For Nokia, Meltemi is a sign that the company isn’t forgetting about low-end devices, a segment which represented about 47 percent of its device sales last quarter. It’s also a strong hint that the company isn’t willing to be entirely on another company’s platform. Nokia recently abandoned its plans to develop the MeeGo operating system with Intel (though it is releasing a single MeeGo device for some reason, the N9) in exchange for adopting Microsoft’s Windows Phone 7 platform.
Meltemi will allow Nokia to continue innovating with low-end feature phones — which is important, since consumers in emerging markets expect smartphone-like functionality from their feature phones, a source tells the WSJ. Developing a new OS will let Nokia offer those devices at cheaper prices than if they used Windows Phone 7, which requires beefier hardware and licensing fees to Microsoft.

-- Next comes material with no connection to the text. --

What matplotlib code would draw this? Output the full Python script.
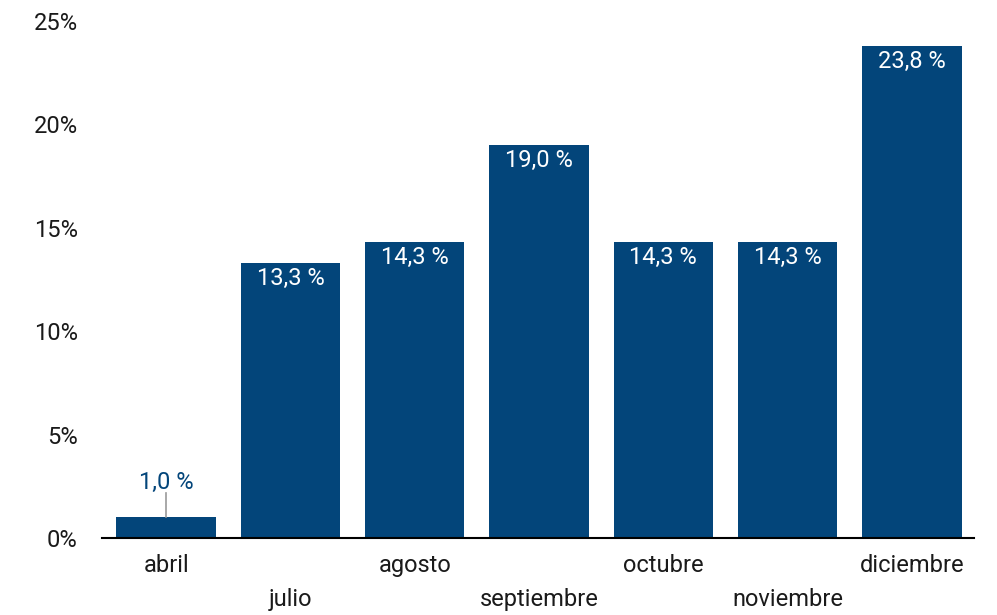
import matplotlib
matplotlib.use("Agg")
import matplotlib.pyplot as plt
from matplotlib.ticker import FuncFormatter, MultipleLocator

plt.rcParams['font.family'] = ['Roboto', 'DejaVu Sans']

months = ["abril", "julio", "agosto", "septiembre", "octubre", "noviembre", "diciembre"]
values = [1.0, 13.3, 14.3, 19.0, 14.3, 14.3, 23.8]

bar_color = "#03457a"
text_color = "#1a1a1a"
fs = 17

fig = plt.figure(figsize=(9.97, 6.15), dpi=100)
ax = fig.add_axes([104 / 997, 1 - 538 / 615, 870 / 997, 517 / 615])

x = list(range(len(months)))
ax.bar(x, values, width=0.8, color=bar_color)
ax.set_xlim(-0.5, len(months) - 0.5)
ax.set_ylim(0, 25)

for i, v in enumerate(values):
    label = f"{v:.1f}".replace(".", ",") + " %"
    if v < 3:
        # small bar: label above with a leader line
        ax.plot([i, i], [v, v + 1.2], color="#999999", lw=1.2)
        ax.annotate(label, xy=(i, v), xytext=(0, 25), textcoords="offset points",
                    ha="center", va="center", color=bar_color, fontsize=fs)
    else:
        ax.annotate(label, xy=(i, v), xytext=(0, -11), textcoords="offset points",
                    ha="center", va="center", color="white", fontsize=fs)

# staggered month labels
ax.set_xticks(x)
ax.set_xticklabels([])
ax.tick_params(axis="x", length=0)
for i, m in enumerate(months):
    off = -20 if i % 2 == 0 else -44
    ax.annotate(m, xy=(i, 0), xytext=(0, off), textcoords="offset points",
                ha="center", va="center", fontsize=fs, color=text_color,
                annotation_clip=False)

ax.yaxis.set_major_locator(MultipleLocator(5))
ax.yaxis.set_major_formatter(FuncFormatter(lambda v, p: f"{v:.0f}%"))
ax.tick_params(axis="y", length=0, pad=19, labelsize=fs, labelcolor=text_color)

for s in ["top", "right", "left"]:
    ax.spines[s].set_visible(False)
ax.spines["bottom"].set_color("black")
ax.spines["bottom"].set_linewidth(1.5)
ax.spines["bottom"].set_bounds(-0.52, len(months) - 0.5)

fig.savefig("out.png", dpi=100)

As the WSJ points out, Meltemi could be Nokia’s equivalent of Samsung’s Bada platform for low-end phones.
The new software will completely replace Nokia’s S40 software in feature phones, according to the mobile site Boy Genius Report. “Nokia’s vision is seemingly to build an operating system with capability that reaches well beyond “S40,” but that can function on similar low-cost hardware,” writes BGR’s Zach Epstein. “This new platform will be fairly capable, but our understanding is that it will not be a full-fledged OS intended to compete with the likes of Android, iOS and Windows Phone.”
Nokia will still develop inexpensive Windows Phone devices in some markets, BGR says. That will likely happen with Microsoft’s recently announced “Tango” version of the OS, which offers a stripped down experience for low-end hardware.
Nokia has yet to confirm Meltemi’s existence, but a spokesperson told BGR in a statement “our Mobile Phones team has a number of exciting projects in the works that will help connect the next billion consumers to the Internet.”